**Direction**
Extract the lines from the start through the line that holds "const yTicks = [1.0,1.2,1.4,1.6,1.8,2.0,2.2];", both included, omitting all images.

-- Begin Supplied information --

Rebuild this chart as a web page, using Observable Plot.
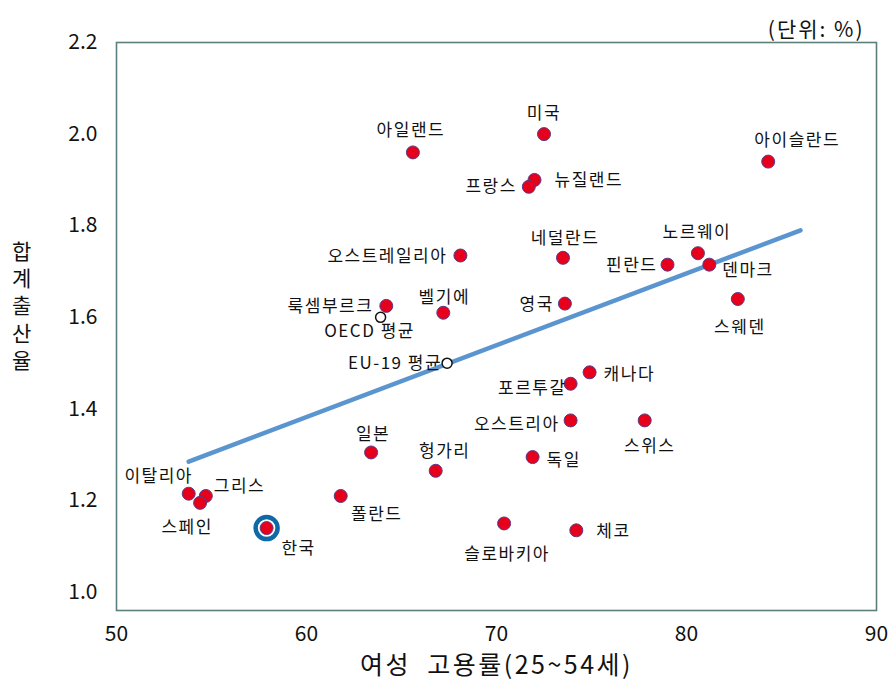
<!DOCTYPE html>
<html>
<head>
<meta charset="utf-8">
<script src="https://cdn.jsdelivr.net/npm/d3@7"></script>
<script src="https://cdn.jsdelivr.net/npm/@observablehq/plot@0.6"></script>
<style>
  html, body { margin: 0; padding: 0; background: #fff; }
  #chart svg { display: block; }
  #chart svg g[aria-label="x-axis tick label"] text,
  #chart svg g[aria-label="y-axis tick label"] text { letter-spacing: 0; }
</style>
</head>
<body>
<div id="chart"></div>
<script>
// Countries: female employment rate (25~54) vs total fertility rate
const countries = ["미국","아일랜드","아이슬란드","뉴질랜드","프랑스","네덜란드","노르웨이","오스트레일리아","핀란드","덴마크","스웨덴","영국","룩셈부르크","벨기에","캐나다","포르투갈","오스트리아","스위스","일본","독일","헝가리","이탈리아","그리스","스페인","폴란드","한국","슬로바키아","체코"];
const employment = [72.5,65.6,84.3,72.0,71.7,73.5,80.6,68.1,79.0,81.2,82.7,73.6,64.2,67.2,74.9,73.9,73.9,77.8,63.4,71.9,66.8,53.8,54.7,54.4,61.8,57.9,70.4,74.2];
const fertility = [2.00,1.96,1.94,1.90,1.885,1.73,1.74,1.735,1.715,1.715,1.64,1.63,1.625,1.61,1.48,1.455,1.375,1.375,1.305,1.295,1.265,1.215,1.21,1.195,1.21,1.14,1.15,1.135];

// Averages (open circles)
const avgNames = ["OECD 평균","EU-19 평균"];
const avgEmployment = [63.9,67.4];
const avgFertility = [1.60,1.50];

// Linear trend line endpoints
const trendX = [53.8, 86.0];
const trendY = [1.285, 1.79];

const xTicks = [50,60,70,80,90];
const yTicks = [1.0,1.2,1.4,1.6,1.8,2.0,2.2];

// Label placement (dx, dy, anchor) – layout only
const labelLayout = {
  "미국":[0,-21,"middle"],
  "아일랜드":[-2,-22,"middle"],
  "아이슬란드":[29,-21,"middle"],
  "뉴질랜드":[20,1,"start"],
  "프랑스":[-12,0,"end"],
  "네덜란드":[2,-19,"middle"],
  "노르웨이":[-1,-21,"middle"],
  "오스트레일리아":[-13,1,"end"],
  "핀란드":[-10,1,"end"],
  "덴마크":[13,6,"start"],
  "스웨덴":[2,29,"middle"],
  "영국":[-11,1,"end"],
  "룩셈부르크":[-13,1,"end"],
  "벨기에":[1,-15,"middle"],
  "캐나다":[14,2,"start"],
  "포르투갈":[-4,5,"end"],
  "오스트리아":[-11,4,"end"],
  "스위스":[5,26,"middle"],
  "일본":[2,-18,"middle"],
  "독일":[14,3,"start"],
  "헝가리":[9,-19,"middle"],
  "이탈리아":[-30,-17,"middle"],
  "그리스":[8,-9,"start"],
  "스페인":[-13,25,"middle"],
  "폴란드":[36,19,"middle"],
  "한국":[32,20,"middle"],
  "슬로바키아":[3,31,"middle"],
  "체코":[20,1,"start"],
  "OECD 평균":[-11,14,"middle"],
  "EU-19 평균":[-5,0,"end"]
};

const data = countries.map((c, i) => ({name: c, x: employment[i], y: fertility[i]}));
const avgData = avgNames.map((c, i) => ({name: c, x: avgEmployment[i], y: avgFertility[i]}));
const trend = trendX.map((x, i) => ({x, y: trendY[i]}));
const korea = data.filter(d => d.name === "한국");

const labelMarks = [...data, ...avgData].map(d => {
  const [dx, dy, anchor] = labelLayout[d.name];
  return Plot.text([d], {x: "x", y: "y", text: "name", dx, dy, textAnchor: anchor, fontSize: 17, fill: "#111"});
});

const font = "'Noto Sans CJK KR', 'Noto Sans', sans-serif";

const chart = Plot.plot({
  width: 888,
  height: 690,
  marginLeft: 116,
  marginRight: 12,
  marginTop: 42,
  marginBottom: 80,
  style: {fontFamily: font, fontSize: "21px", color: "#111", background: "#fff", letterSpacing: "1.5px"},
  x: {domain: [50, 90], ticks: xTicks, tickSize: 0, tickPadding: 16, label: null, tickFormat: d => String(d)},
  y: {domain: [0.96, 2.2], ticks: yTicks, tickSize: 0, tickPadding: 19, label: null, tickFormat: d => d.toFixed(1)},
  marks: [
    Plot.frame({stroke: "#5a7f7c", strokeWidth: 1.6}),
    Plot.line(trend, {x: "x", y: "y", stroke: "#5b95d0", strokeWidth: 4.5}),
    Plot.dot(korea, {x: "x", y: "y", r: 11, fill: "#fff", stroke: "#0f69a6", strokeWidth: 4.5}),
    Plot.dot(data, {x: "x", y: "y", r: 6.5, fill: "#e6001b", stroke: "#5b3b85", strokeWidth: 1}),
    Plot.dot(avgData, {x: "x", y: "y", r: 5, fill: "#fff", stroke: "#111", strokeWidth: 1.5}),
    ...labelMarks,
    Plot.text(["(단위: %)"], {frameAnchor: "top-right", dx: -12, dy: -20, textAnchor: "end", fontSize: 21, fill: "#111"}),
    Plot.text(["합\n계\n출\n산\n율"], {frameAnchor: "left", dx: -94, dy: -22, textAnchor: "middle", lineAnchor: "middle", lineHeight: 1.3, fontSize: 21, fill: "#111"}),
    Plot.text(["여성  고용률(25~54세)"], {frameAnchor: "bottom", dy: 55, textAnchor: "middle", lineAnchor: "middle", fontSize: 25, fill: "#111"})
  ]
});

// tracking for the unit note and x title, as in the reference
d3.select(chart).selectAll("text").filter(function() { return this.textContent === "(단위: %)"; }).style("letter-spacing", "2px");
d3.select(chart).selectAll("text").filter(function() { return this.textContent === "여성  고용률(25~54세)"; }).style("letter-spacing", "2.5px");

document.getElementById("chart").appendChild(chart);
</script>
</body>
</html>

-- End Supplied information --

**Answer to the exercise**
Rebuild this chart as a web page, using Observable Plot.
<!DOCTYPE html>
<html>
<head>
<meta charset="utf-8">
<script src="https://cdn.jsdelivr.net/npm/d3@7"></script>
<script src="https://cdn.jsdelivr.net/npm/@observablehq/plot@0.6"></script>
<style>
  html, body { margin: 0; padding: 0; background: #fff; }
  #chart svg { display: block; }
  #chart svg g[aria-label="x-axis tick label"] text,
  #chart svg g[aria-label="y-axis tick label"] text { letter-spacing: 0; }
</style>
</head>
<body>
<div id="chart"></div>
<script>
// Countries: female employment rate (25~54) vs total fertility rate
const countries = ["미국","아일랜드","아이슬란드","뉴질랜드","프랑스","네덜란드","노르웨이","오스트레일리아","핀란드","덴마크","스웨덴","영국","룩셈부르크","벨기에","캐나다","포르투갈","오스트리아","스위스","일본","독일","헝가리","이탈리아","그리스","스페인","폴란드","한국","슬로바키아","체코"];
const employment = [72.5,65.6,84.3,72.0,71.7,73.5,80.6,68.1,79.0,81.2,82.7,73.6,64.2,67.2,74.9,73.9,73.9,77.8,63.4,71.9,66.8,53.8,54.7,54.4,61.8,57.9,70.4,74.2];
const fertility = [2.00,1.96,1.94,1.90,1.885,1.73,1.74,1.735,1.715,1.715,1.64,1.63,1.625,1.61,1.48,1.455,1.375,1.375,1.305,1.295,1.265,1.215,1.21,1.195,1.21,1.14,1.15,1.135];

// Averages (open circles)
const avgNames = ["OECD 평균","EU-19 평균"];
const avgEmployment = [63.9,67.4];
const avgFertility = [1.60,1.50];

// Linear trend line endpoints
const trendX = [53.8, 86.0];
const trendY = [1.285, 1.79];

const xTicks = [50,60,70,80,90];
const yTicks = [1.0,1.2,1.4,1.6,1.8,2.0,2.2];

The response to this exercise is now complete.